The statute upon which this proceeding is based is primarily intended to prevent the unlawful entry of aliens posing as seamen and deserting their vessel upon arrival in the United States. The question then resolves itself into whether, in the circumstances of this case, there was a failure to detain the alien seaman on board the vessel as required. The matter then becomes one of statutory interpretation. The primary rule is that the intent of the legislation is to be carried out. The meaning of the statute is to be found in its works, without resort to any materials dehors the words of the statute itself, since it is presumed that the legislature chose apt words to express its intention. But these rules of statutory construction must yield in situations in which it can be demonstrated that adherence to them would defeat the intention of the legislature. It has been said that canons of construction were evolved as aids in determining the intention of the legislature in enacting statutes, not as limitations in determining such intention ( Barrett v. Van Pelt, 268 U.S. 85; Van Camp Sons Company v. American Can Company, 278 U.S. 245; Danciger v. Cooley, 248 U.S. 319; Boston Sand and Gravel Company v. United States, 278 U.S. 41).

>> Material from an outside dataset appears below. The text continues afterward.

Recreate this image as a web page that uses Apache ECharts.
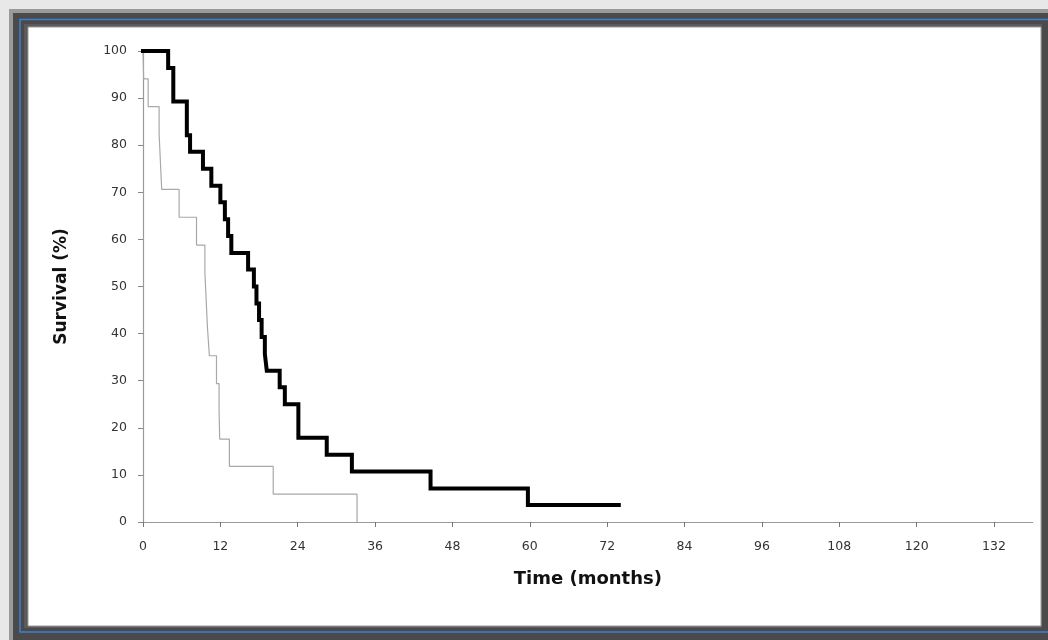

A well-recognized basis for departing from the rule that a statute must be given its strict literal interpretation exists where application of the rule would lead to an absurd, unjust, or unreasonable result. One of the classic illustrations of departure from the strict letter of a statute is the case reported in Plowden, which held that the statute of one Edward II, which provided that a prisoner who breaks jail should be guilty of felony, did not extend to a prisoner who breaks out because the prison was on fire. "For he is not to be hanged because he did not stay to be burnt" ( United States v. Kirby, 7 Wall. 482).
We do not believe that Congress in enacting section 20, supra, had in mind its application to a situation such as that which obtained in the case involved in this proceeding. We find, therefore, that there has been no violation of the statute in this case.
FINDINGS OF FACT: Upon the basis of the evidence presented, it is found:
(1) That the S.S. Annik arrived at the port of New York July 26, 1941, having on board the seaman named;
(2) That notice to detain on board and deport said seaman was served upon the master July 26, 1941, and upon the agents July 28, 1941;
(3) That said seaman was removed to the United States Marine Hospital, Staten Island, N.Y., on July 26, 1941;
(4) That the immigration authorities did not have notice of the seaman's removal and, therefore, the detainer was still in effect;
(5) That said seaman was discharged from the hospital October 16, 1941, and he departed the United States on October 23, 1941, ex-S.S. Lueva Andalucia;
(6) That notice of liability for fine was served upon the agents September 9, 1941.
CONCLUSION OF LAW: Upon the basis of the foregoing findings of fact, it is concluded:
That under section 20, Immigration Act of 1924, a fine has not been incurred in this case.
ORDER: It is ordered that fine be not imposed. The sum involved is $1,000, which should be returned to the depositor.